Learning data pipeline development (ETL/ELT)
Testing data warehouse architectures
Practicing with realistic transactional data
Building end-to-end data engineering projects

Key Concept: D-1 Batch Processing

D-1 means "Day minus 1" — processing yesterday's data today.

This is a common pattern in production data engineering:

Today is November 1st → Script generates sales for October 31st
Today is November 2nd → Script generates sales for November 1st

Why D-1? In real companies, sales data is typically processed in overnight batches. This simulator replicates that realistic workflow, making your portfolio projects more authentic.

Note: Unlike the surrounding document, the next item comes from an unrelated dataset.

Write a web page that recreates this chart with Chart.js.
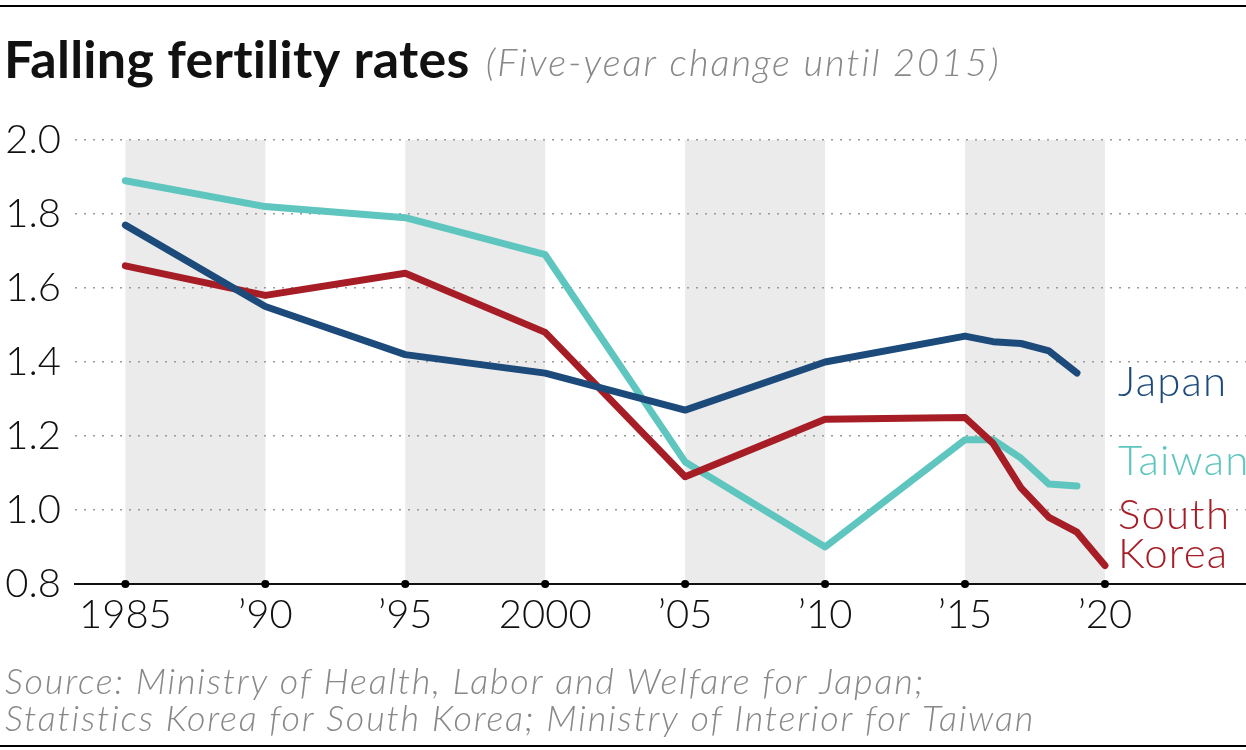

How It Fits Into a Data Pipeline

┌─────────────────┐         ┌──────────────┐         ┌─────────────────┐
│  This Simulator │  D-1    │  PostgreSQL  │  Batch  │   Data Pipeline │
│    (Python)     │─Sales──>│    (Neon)    │─Extract>│   (Databricks,  │
│                 │         │              │         │   Airflow, etc) │
└─────────────────┘         └──────────────┘         └─────────────────┘
                                                               │
                                                               ▼
                                                      ┌─────────────────┐
                                                      │   Data Lakehouse│
                                                      │  (Bronze/Silver/│
                                                      │       Gold)     │
                                                      └─────────────────┘

This project is the data source — the starting point for building complete data engineering solutions.

Technical Features

Data Generation

Configurable batch operations: Generates user-specified volumes of inserts, updates, and deletes
Realistic transaction simulation:
- Inserts: Multi-item sales (1-5 tracks) with random customer and product selection, timestamped in D-1
- Updates: Adds additional items to random invoices from last 90 days while recalculating totals
- Deletes: Complete invoice cancellations from last 90 days with cascading line item removal
90-day modification window: Updates and deletes operate on recent invoices only, simulating real-world return and cancellation policies
Temporal distribution: Random timestamp generation across 24-hour period for new sales maintains realistic data patterns
Late-arriving changes: Historical modifications within 90-day window create realistic data pipeline challenges

Database Architecture

ACID compliance: All operations execute within a single atomic transaction (commit or rollback)
Concurrent-safe ID generation: PostgreSQL SEQUENCE objects prevent ID collisions in multi-process scenarios
Referential integrity: Foreign key constraints enforced across Invoice, InvoiceLine, Customer, and Track tables
Idempotent setup: Database initialization scripts safely re-runnable without data corruption

Engineering Practices

Secure credential management: Database connections via neonctl CLI, zero hardcoded passwords
Structured logging: Configurable log levels (DEBUG/INFO/WARNING/ERROR) with ISO timestamps
Database state validation: Pre-execution checks verify existence of required functions and sequences
Performance optimization: Batch processing with progress tracking and summary statistics
Cross-platform compatibility: Runs on Windows, macOS, and Linux without modifications

Prerequisites - First Time Setup

If this is your first time, you'll need to install some tools and set up your Neon database. Follow the sections below before running the simulator.

Required Tools

1. Python 3.11+

What it is: The programming language this project is written in.

Check if installed:

python --version  # or python3 --version

Install if needed: python.org/downloads

2. uv (Python Package Manager)

What it is: A modern, fast Python package manager (faster and more reliable than pip).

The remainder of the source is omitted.